Another former PDVSA executive, Horacio Medina, said less focus should be placed on the legalities of the Citgo seizure on behalf of the interim government.
“This is a problem that cannot be resolved 100 percent by legalistic means because it is a political problem,” Medina said.
Keeping creditors at bay and Citgo’s financial head above water is equally as important, Medina said. Among the major creditors are two Canadian mining companies, Cristallex and Rusoro Mining, both of which have sought to auction off parts of Citgo, and ConocoPhillips, which has seized some PDVSA assets in the Caribbean as part of efforts to be repaid by Venezuela.
Medina said he believed that Guaido should use some Venezuelan assets at his disposal now to make payments to the creditors. “I think this would be a tremendously important confidence-building gesture,” he said.
Payments to Rosneft on its secured collateral will be due in March, putting more pressure on Citgo’s finances.
“There are a lot of moving parts,” Dallen said.
Guaidó’, supported by some 20 nations in addition to the United States that recognize him as the head of state, could seek a resolution from the Organization of American States for a type of “debt shield” like the U.N. resolution that allowed Iraq to rebuild after the 2003 U.S.-led war before repaying creditors, Dallen said.

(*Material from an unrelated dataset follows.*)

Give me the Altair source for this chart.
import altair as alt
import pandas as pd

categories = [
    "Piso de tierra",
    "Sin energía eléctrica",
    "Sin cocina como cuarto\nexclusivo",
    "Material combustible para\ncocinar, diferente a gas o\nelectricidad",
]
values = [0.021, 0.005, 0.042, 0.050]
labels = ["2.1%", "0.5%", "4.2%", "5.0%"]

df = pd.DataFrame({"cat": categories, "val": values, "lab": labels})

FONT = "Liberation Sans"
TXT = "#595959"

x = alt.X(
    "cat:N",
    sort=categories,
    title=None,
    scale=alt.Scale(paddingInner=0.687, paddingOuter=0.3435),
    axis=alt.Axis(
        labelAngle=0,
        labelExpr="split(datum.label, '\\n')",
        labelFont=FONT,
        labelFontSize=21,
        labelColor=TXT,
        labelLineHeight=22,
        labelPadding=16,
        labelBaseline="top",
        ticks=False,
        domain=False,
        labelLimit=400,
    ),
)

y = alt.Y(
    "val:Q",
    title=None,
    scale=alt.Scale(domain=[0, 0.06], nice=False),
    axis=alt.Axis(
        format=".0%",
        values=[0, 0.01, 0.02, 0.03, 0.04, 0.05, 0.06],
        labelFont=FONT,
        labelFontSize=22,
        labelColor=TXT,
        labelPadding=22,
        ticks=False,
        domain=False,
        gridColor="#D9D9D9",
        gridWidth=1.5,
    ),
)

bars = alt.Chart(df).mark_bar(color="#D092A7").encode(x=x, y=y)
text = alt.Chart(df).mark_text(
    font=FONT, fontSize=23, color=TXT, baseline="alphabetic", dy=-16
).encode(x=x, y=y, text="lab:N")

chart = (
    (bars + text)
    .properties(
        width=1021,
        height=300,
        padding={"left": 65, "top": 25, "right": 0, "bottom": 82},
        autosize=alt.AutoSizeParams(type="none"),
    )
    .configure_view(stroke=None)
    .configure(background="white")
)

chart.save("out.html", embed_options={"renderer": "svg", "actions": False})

Of Citgo’s three refineries, the two in Louisiana and Texas rely on heavy Venezuelan crude, and face potential cutoff as Maduro’s government looks to market crude in other non-U.S. markets.
Both Dallen and Fernandez said the Trump administration could help those two refineries by releasing crude from the Strategic Petroleum Reserve, underground salt caverns that contain a reservoir of crude for use in national emergencies and to smooth out price volatility.
At a Senate Intelligence Committee hearing Tuesday, Director of National Intelligence Dan Coats was asked about the crisis in Venezuela, and said: “It’s a very tenuous situation right now, as you know.”